--- Extracted material ---
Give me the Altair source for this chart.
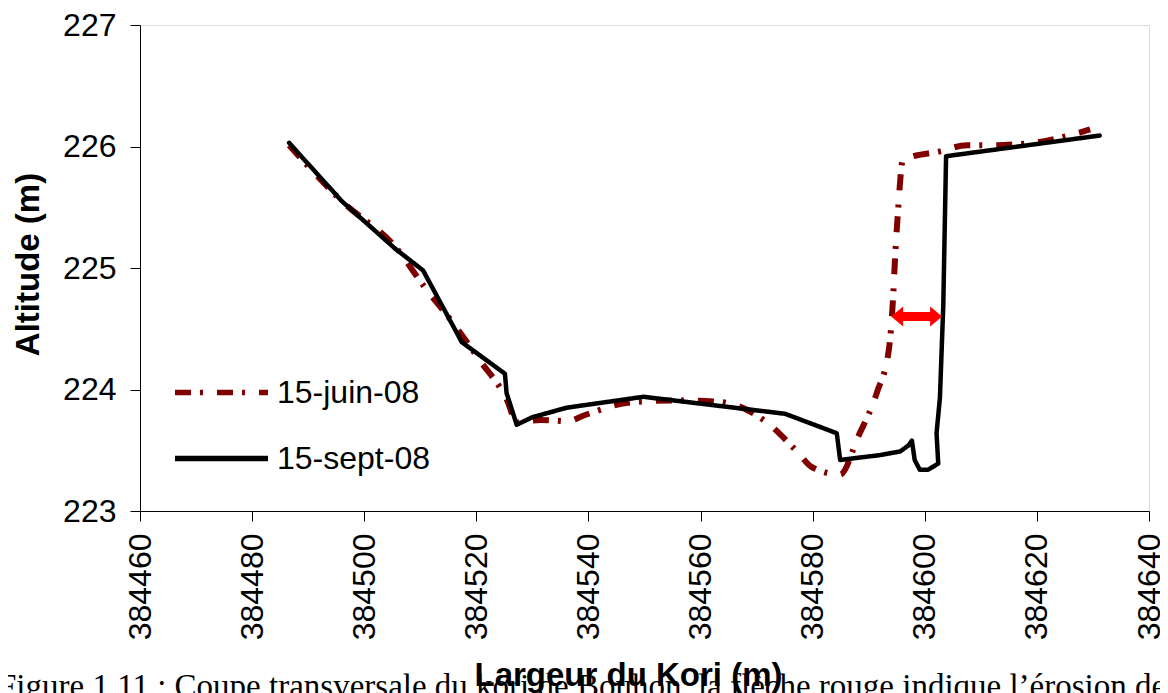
---
--- Extracted material ---
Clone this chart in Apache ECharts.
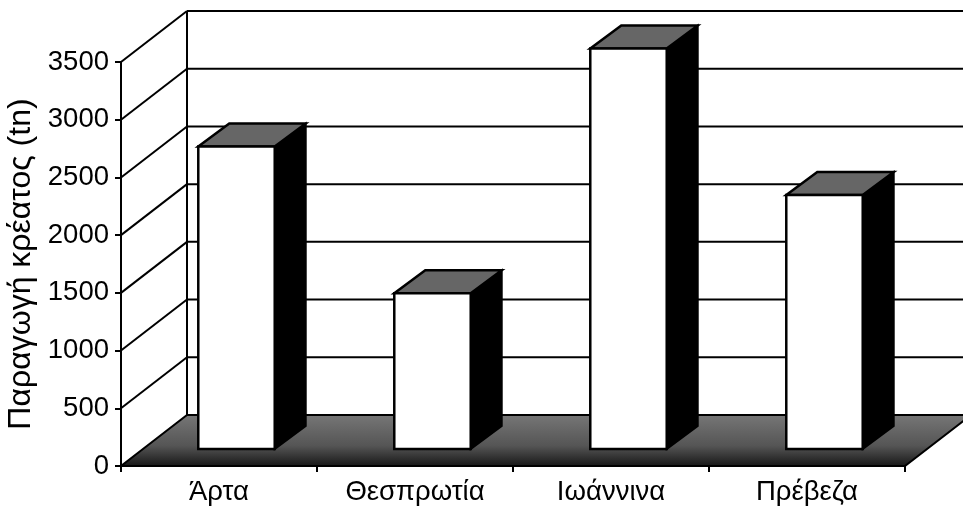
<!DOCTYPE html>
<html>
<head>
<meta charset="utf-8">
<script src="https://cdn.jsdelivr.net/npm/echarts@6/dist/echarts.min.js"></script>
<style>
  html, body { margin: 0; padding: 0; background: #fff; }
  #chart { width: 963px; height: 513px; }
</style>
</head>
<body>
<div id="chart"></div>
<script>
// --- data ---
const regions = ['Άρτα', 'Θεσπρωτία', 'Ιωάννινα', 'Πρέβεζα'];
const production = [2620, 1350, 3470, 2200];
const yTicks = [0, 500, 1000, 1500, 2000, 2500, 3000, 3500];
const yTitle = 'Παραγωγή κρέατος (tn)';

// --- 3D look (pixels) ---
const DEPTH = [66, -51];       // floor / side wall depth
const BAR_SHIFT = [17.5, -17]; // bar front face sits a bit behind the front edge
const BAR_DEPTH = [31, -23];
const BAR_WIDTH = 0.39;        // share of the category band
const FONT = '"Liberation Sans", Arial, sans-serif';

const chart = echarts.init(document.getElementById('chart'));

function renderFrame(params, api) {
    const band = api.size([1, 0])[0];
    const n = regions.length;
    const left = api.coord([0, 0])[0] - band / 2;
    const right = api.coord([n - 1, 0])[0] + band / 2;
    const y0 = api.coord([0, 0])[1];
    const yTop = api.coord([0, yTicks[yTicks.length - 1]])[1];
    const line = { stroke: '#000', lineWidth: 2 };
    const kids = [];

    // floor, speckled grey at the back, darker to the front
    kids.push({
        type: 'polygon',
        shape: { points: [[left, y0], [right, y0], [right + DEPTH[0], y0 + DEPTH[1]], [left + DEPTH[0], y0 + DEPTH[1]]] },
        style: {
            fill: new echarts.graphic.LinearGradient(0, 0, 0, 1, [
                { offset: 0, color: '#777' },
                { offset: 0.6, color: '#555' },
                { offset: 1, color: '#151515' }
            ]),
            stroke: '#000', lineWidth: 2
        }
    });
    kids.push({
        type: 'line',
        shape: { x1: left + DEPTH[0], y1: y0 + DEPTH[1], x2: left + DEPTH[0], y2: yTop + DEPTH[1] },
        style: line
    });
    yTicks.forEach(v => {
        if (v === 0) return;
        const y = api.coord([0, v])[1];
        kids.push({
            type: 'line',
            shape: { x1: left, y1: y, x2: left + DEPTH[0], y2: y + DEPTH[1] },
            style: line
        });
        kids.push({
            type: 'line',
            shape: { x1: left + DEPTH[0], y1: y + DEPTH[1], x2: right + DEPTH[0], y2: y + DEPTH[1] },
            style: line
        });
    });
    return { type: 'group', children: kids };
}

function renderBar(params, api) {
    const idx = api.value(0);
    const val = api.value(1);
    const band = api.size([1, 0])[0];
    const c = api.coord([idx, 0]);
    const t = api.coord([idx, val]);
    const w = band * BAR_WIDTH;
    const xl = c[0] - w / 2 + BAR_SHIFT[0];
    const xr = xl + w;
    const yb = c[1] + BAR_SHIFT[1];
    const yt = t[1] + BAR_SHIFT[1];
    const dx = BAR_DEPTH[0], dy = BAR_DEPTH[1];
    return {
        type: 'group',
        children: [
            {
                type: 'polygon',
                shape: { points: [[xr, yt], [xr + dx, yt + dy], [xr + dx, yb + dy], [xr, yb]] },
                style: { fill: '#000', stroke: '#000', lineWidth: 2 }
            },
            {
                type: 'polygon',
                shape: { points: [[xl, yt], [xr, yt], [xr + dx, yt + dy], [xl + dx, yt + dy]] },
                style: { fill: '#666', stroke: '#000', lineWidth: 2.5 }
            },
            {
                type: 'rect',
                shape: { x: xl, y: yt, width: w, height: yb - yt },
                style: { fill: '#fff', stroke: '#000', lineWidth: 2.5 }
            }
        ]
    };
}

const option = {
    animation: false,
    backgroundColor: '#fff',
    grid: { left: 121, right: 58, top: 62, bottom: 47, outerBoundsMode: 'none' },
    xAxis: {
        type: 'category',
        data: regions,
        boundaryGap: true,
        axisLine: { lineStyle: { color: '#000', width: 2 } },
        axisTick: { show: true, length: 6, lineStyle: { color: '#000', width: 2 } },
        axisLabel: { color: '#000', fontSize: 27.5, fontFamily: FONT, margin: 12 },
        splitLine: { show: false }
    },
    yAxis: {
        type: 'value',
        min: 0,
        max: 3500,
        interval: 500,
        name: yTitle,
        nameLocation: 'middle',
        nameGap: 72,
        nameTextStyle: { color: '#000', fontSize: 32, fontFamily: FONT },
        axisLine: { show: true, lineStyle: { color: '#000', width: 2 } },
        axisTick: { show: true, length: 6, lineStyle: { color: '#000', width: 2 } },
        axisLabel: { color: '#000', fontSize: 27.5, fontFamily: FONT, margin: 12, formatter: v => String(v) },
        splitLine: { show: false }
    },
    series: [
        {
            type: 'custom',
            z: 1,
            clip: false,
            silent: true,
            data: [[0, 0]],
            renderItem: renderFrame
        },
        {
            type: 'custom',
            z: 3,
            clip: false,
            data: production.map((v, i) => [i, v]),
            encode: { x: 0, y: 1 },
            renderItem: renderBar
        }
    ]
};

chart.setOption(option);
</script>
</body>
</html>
---
--- Extracted material ---
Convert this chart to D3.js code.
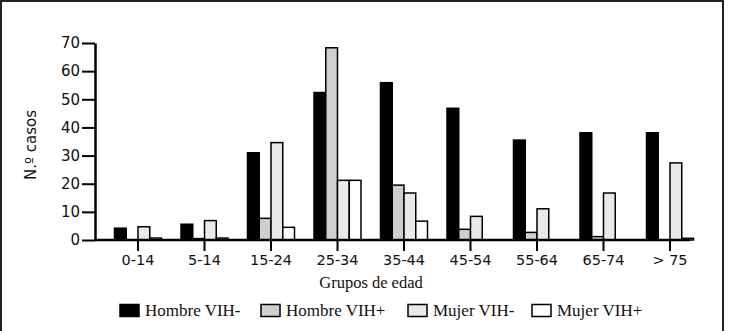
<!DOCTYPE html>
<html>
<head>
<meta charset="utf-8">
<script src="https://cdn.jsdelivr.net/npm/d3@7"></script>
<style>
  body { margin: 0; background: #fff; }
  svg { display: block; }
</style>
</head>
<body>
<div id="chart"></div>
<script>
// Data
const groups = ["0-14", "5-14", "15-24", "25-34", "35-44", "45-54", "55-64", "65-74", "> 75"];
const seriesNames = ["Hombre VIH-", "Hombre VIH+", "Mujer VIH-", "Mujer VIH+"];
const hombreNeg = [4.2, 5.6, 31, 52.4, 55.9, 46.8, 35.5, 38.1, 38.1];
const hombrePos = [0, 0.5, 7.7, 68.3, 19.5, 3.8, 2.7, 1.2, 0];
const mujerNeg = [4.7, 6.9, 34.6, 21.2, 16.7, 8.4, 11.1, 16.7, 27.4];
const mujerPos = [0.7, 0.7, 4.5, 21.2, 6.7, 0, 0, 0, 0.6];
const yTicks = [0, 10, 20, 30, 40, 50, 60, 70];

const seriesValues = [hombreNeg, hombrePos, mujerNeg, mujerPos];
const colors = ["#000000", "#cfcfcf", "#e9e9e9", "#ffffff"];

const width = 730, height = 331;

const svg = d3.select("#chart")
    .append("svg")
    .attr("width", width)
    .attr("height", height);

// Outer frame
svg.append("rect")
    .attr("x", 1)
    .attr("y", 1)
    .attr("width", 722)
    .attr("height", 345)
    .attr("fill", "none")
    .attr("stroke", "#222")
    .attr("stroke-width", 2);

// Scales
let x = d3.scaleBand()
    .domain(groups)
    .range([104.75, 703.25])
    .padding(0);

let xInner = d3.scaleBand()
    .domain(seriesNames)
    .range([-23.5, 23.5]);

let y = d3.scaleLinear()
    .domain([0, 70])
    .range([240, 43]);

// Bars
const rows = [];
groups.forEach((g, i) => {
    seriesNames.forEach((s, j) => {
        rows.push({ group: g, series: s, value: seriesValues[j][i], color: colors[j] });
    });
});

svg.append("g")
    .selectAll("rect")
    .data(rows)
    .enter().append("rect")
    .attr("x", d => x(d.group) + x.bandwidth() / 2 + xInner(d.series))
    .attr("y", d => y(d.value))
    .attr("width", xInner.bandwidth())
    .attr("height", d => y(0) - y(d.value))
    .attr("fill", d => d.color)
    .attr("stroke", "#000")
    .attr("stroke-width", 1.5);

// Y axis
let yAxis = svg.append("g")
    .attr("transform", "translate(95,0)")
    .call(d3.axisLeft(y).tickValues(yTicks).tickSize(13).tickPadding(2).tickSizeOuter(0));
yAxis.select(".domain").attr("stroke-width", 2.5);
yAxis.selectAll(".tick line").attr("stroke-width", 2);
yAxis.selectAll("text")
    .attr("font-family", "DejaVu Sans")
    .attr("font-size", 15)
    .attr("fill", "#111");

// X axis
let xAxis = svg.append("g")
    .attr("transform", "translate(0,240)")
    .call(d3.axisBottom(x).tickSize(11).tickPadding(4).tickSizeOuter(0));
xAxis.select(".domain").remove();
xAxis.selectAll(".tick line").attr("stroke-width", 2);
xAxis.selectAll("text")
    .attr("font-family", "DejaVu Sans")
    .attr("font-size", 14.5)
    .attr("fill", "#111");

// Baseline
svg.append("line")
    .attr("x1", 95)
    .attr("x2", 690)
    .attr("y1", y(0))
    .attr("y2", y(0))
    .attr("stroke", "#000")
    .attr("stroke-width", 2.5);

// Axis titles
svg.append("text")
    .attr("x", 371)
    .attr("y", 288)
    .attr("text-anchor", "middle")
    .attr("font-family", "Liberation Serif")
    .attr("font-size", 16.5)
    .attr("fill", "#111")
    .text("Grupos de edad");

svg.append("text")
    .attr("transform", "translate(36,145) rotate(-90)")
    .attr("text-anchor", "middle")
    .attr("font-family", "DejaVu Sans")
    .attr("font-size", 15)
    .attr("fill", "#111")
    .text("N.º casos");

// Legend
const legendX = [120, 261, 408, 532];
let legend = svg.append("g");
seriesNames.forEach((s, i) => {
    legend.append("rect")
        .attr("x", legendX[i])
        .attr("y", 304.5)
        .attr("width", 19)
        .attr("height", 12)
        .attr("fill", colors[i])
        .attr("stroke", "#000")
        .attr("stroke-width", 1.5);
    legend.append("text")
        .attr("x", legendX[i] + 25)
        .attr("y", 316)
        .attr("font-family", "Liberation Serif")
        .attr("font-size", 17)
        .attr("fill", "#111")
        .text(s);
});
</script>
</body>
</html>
---
### Problem statement
Include both the line containing "Clone this chart in Apache ECharts." and the line containing "const chart = echarts.init(document.getElementById('chart'));" when you write out everything between them, exactly. Leave the pictures out.

### Reply
Clone this chart in Apache ECharts.
<!DOCTYPE html>
<html>
<head>
<meta charset="utf-8">
<script src="https://cdn.jsdelivr.net/npm/echarts@6/dist/echarts.min.js"></script>
<style>
  html, body { margin: 0; padding: 0; background: #fff; }
  #chart { width: 963px; height: 513px; }
</style>
</head>
<body>
<div id="chart"></div>
<script>
// --- data ---
const regions = ['Άρτα', 'Θεσπρωτία', 'Ιωάννινα', 'Πρέβεζα'];
const production = [2620, 1350, 3470, 2200];
const yTicks = [0, 500, 1000, 1500, 2000, 2500, 3000, 3500];
const yTitle = 'Παραγωγή κρέατος (tn)';

// --- 3D look (pixels) ---
const DEPTH = [66, -51];       // floor / side wall depth
const BAR_SHIFT = [17.5, -17]; // bar front face sits a bit behind the front edge
const BAR_DEPTH = [31, -23];
const BAR_WIDTH = 0.39;        // share of the category band
const FONT = '"Liberation Sans", Arial, sans-serif';

const chart = echarts.init(document.getElementById('chart'));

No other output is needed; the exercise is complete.